The CLI then becomes the agent interface:

agent interface

sap-agent-context validate
sap-agent-context query "IE03 equipment display"
sap-agent-context bundle --goal "FO for SAP GUI equipment display"
sap-agent-context build-db --target sqlite
sap-agent-context build-db --target duckdb
sap-agent-context eval retrieval
sap-agent-context explain sap.app.eam.pm.ie03

The product is not the repository. The product is the bounded context bundle an agent can trust for a specific goal: relevant records, must-cite evidence, warnings, gaps, confidence, and forbidden assumptions.

dist/bundles/eam-equipment-display.json

{"bundle_id":"bundle.eam.equipment-display","goal":"write FO for EAM equipment display flow","items":["sap.app.eam.pm.ie03","sap.object.eam-equipment"],"must_cite":["sap.source.tc-ie03-public"],"warnings":[],"gaps":["customer-specific authorization model not supplied"],"forbidden_assumptions":["do not infer customer authorization design"],"confidence":"medium"}

7The north star

If humans rarely touch the data directly, stop designing the canonical layer as if it is a document library. Design it for what agents actually need to do:

Retrieve the right bounded context.
Reason over explicit claims and relations.
Cite stable IDs and evidence.
Detect gaps instead of hallucinating missing customer-specific proof.

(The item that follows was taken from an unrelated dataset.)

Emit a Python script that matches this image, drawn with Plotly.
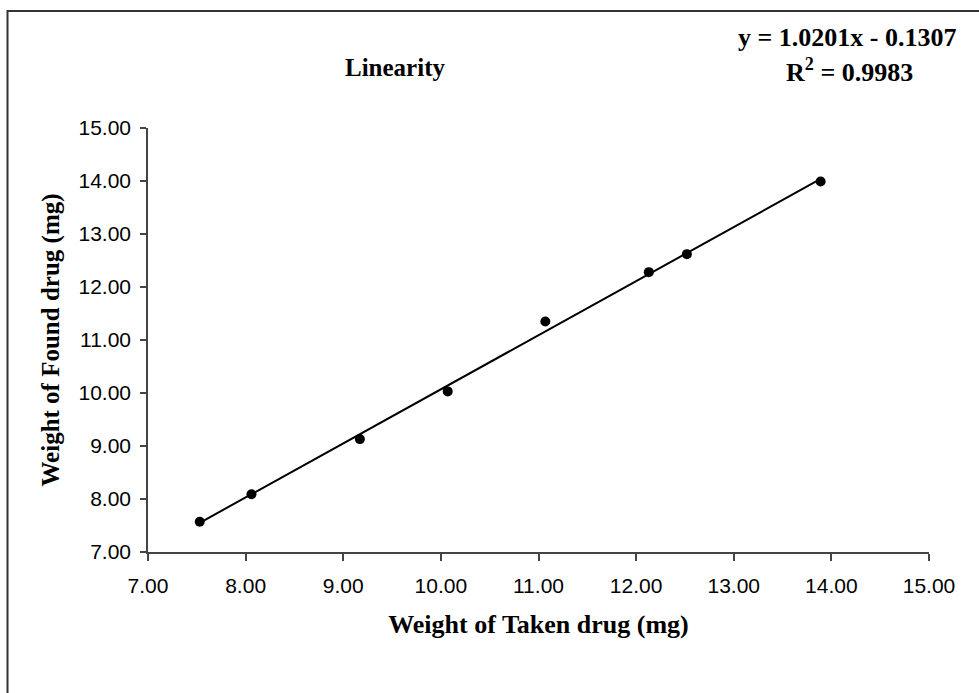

That is why my current answer is slightly more precise: JSONL is the best canonical SSOT for agent-first knowledge corpora. A single schema contract can still be JSON. SQLite, DuckDB, Turso, bundles, embeddings, and generated indexes are accelerators. Curated retrieval hints and evals are part of the quality contract. JSON Schema is the guardrail. The knowledge source is atomic JSONL.

Stack implication

This is the direction I want to process further into my own stack: typed JSONL records as the source, generated databases as runtime, and retrieval evals as proof that agents are getting the right context.